→ **Set task**
Copy all of the material word for word, except for the pictures.
─── Data provided ───
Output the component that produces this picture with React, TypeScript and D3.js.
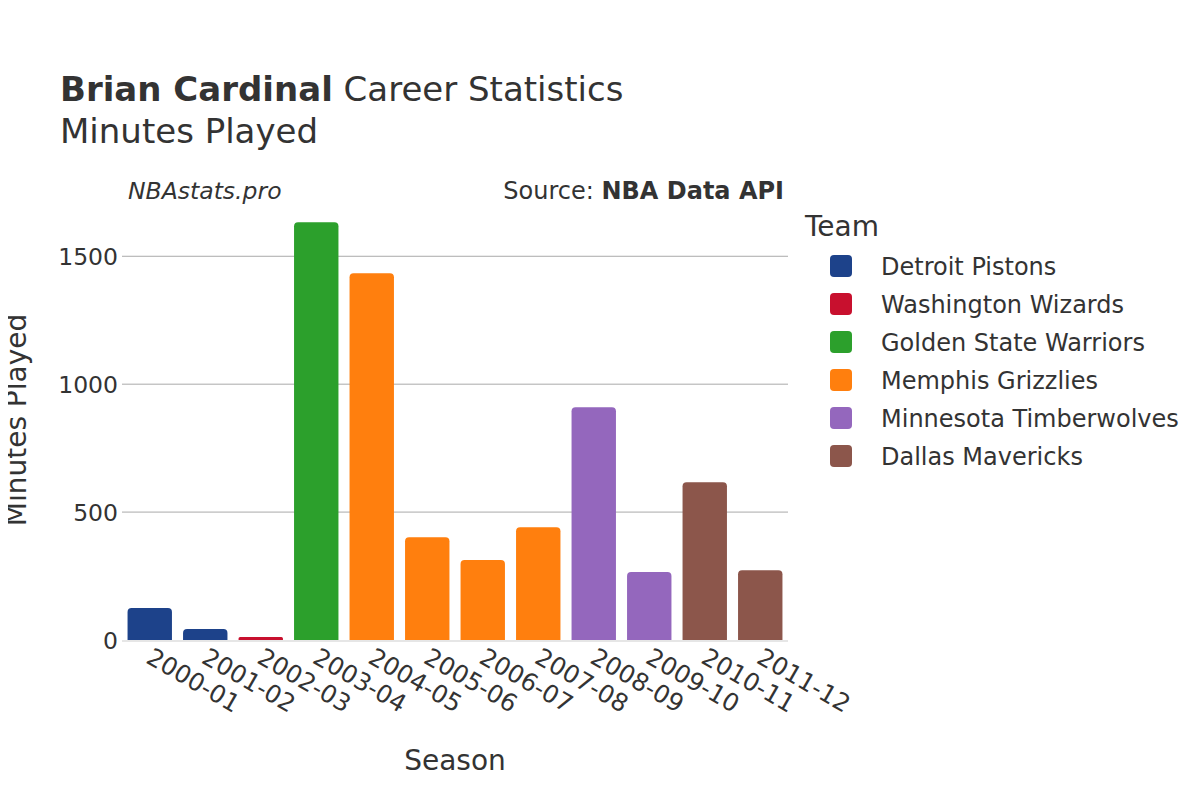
import React from 'react';
import * as d3 from 'd3';

const seasons = ['2000-01', '2001-02', '2002-03', '2003-04', '2004-05', '2005-06', '2006-07', '2007-08', '2008-09', '2009-10', '2010-11', '2011-12'];
const minutes = [125, 43, 12, 1633, 1434, 402, 313, 441, 910, 266, 617, 273];
const seasonTeams = ['Detroit Pistons', 'Detroit Pistons', 'Washington Wizards', 'Golden State Warriors', 'Memphis Grizzlies', 'Memphis Grizzlies', 'Memphis Grizzlies', 'Memphis Grizzlies', 'Minnesota Timberwolves', 'Minnesota Timberwolves', 'Dallas Mavericks', 'Dallas Mavericks'];
const teams = ['Detroit Pistons', 'Washington Wizards', 'Golden State Warriors', 'Memphis Grizzlies', 'Minnesota Timberwolves', 'Dallas Mavericks'];
const teamColors = ['#1d428a', '#c8102e', '#2ca02c', '#ff7f0e', '#9467bd', '#8c564b'];
const yTicks = [0, 500, 1000, 1500];

const W = 1200;
const H = 800;
const m = { left: 122, right: 788, top: 200, bottom: 640 };
const font = 'DejaVu Sans, sans-serif';
const ink = '#333';

export default function App() {
  const x = d3.scaleBand().domain(seasons).range([m.left, m.right]).paddingInner(0.2).paddingOuter(0.1);
  const y = d3.scaleLinear().domain([0, 1720]).range([m.bottom, m.top]);
  const color = d3.scaleOrdinal<string, string>().domain(teams).range(teamColors);

  // bar with rounded top corners
  const barPath = (x0: number, w: number, y0: number, y1: number) => {
    const r = Math.min(4, (y1 - y0) / 2, w / 2);
    const p = d3.path();
    p.moveTo(x0, y1);
    p.lineTo(x0, y0 + r);
    p.arcTo(x0, y0, x0 + r, y0, r);
    p.lineTo(x0 + w - r, y0);
    p.arcTo(x0 + w, y0, x0 + w, y0 + r, r);
    p.lineTo(x0 + w, y1);
    p.closePath();
    return p.toString();
  };

  return (
    <svg width={W} height={H} style={{ display: 'block', margin: -8, fontFamily: font }}>
      <rect width={W} height={H} fill="#fff" />
      <text x={60} y={101} fontSize={34} fill={ink}>
        <tspan fontWeight="bold">Brian Cardinal</tspan> Career Statistics
      </text>
      <text x={60} y={143} fontSize={34} fill={ink}>Minutes Played</text>
      <text x={128} y={199} fontSize={23.5} fontStyle="italic" fill={ink}>NBAstats.pro</text>
      <text x={784} y={199} fontSize={24} textAnchor="end" fill={ink}>
        Source: <tspan fontWeight="bold">NBA Data API</tspan>
      </text>

      {yTicks.filter(t => t > 0).map(t => (
        <line key={t} x1={m.left} x2={m.right} y1={y(t)} y2={y(t)} stroke="#aaa" strokeWidth={1} />
      ))}
      {yTicks.map(t => (
        <text key={t} x={118} y={y(t) + 8.5} fontSize={23.5} textAnchor="end" fill={ink}>{t}</text>
      ))}

      {seasons.map((s, i) => (
        <path key={s} d={barPath(x(s)!, x.bandwidth(), y(minutes[i]), y(0))} fill={color(seasonTeams[i])} />
      ))}
      <line x1={m.left} x2={m.right} y1={y(0) + 1} y2={y(0) + 1} stroke="#e6e6e6" strokeWidth={2} />

      {seasons.map(s => {
        const cx = x(s)! + x.bandwidth() / 2;
        return (
          <text key={s} transform={`translate(${cx - 5},${662}) rotate(30)`} fontSize={24.5} fill={ink}>{s}</text>
        );
      })}

      <text x={455} y={770} fontSize={28} textAnchor="middle" fill={ink}>Season</text>
      <text transform={`translate(26,420) rotate(-90)`} fontSize={28} textAnchor="middle" fill={ink}>Minutes Played</text>

      <text x={805} y={236} fontSize={28} fill={ink}>Team</text>
      {teams.map((t, i) => (
        <g key={t} transform={`translate(0,${266 + i * 38})`}>
          <rect x={830} y={-11} width={22} height={22} rx={4} fill={color(t)} />
          <text x={881} y={8.5} fontSize={24} fill={ink}>{t}</text>
        </g>
      ))}
    </svg>
  );
}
───
→ **The response**
Output the component that produces this picture with React, TypeScript and D3.js.
import React from 'react';
import * as d3 from 'd3';

const seasons = ['2000-01', '2001-02', '2002-03', '2003-04', '2004-05', '2005-06', '2006-07', '2007-08', '2008-09', '2009-10', '2010-11', '2011-12'];
const minutes = [125, 43, 12, 1633, 1434, 402, 313, 441, 910, 266, 617, 273];
const seasonTeams = ['Detroit Pistons', 'Detroit Pistons', 'Washington Wizards', 'Golden State Warriors', 'Memphis Grizzlies', 'Memphis Grizzlies', 'Memphis Grizzlies', 'Memphis Grizzlies', 'Minnesota Timberwolves', 'Minnesota Timberwolves', 'Dallas Mavericks', 'Dallas Mavericks'];
const teams = ['Detroit Pistons', 'Washington Wizards', 'Golden State Warriors', 'Memphis Grizzlies', 'Minnesota Timberwolves', 'Dallas Mavericks'];
const teamColors = ['#1d428a', '#c8102e', '#2ca02c', '#ff7f0e', '#9467bd', '#8c564b'];
const yTicks = [0, 500, 1000, 1500];

const W = 1200;
const H = 800;
const m = { left: 122, right: 788, top: 200, bottom: 640 };
const font = 'DejaVu Sans, sans-serif';
const ink = '#333';

export default function App() {
  const x = d3.scaleBand().domain(seasons).range([m.left, m.right]).paddingInner(0.2).paddingOuter(0.1);
  const y = d3.scaleLinear().domain([0, 1720]).range([m.bottom, m.top]);
  const color = d3.scaleOrdinal<string, string>().domain(teams).range(teamColors);

  // bar with rounded top corners
  const barPath = (x0: number, w: number, y0: number, y1: number) => {
    const r = Math.min(4, (y1 - y0) / 2, w / 2);
    const p = d3.path();
    p.moveTo(x0, y1);
    p.lineTo(x0, y0 + r);
    p.arcTo(x0, y0, x0 + r, y0, r);
    p.lineTo(x0 + w - r, y0);
    p.arcTo(x0 + w, y0, x0 + w, y0 + r, r);
    p.lineTo(x0 + w, y1);
    p.closePath();
    return p.toString();
  };

  return (
    <svg width={W} height={H} style={{ display: 'block', margin: -8, fontFamily: font }}>
      <rect width={W} height={H} fill="#fff" />
      <text x={60} y={101} fontSize={34} fill={ink}>
        <tspan fontWeight="bold">Brian Cardinal</tspan> Career Statistics
      </text>
      <text x={60} y={143} fontSize={34} fill={ink}>Minutes Played</text>
      <text x={128} y={199} fontSize={23.5} fontStyle="italic" fill={ink}>NBAstats.pro</text>
      <text x={784} y={199} fontSize={24} textAnchor="end" fill={ink}>
        Source: <tspan fontWeight="bold">NBA Data API</tspan>
      </text>

      {yTicks.filter(t => t > 0).map(t => (
        <line key={t} x1={m.left} x2={m.right} y1={y(t)} y2={y(t)} stroke="#aaa" strokeWidth={1} />
      ))}
      {yTicks.map(t => (
        <text key={t} x={118} y={y(t) + 8.5} fontSize={23.5} textAnchor="end" fill={ink}>{t}</text>
      ))}

      {seasons.map((s, i) => (
        <path key={s} d={barPath(x(s)!, x.bandwidth(), y(minutes[i]), y(0))} fill={color(seasonTeams[i])} />
      ))}
      <line x1={m.left} x2={m.right} y1={y(0) + 1} y2={y(0) + 1} stroke="#e6e6e6" strokeWidth={2} />

      {seasons.map(s => {
        const cx = x(s)! + x.bandwidth() / 2;
        return (
          <text key={s} transform={`translate(${cx - 5},${662}) rotate(30)`} fontSize={24.5} fill={ink}>{s}</text>
        );
      })}

      <text x={455} y={770} fontSize={28} textAnchor="middle" fill={ink}>Season</text>
      <text transform={`translate(26,420) rotate(-90)`} fontSize={28} textAnchor="middle" fill={ink}>Minutes Played</text>

      <text x={805} y={236} fontSize={28} fill={ink}>Team</text>
      {teams.map((t, i) => (
        <g key={t} transform={`translate(0,${266 + i * 38})`}>
          <rect x={830} y={-11} width={22} height={22} rx={4} fill={color(t)} />
          <text x={881} y={8.5} fontSize={24} fill={ink}>{t}</text>
        </g>
      ))}
    </svg>
  );
}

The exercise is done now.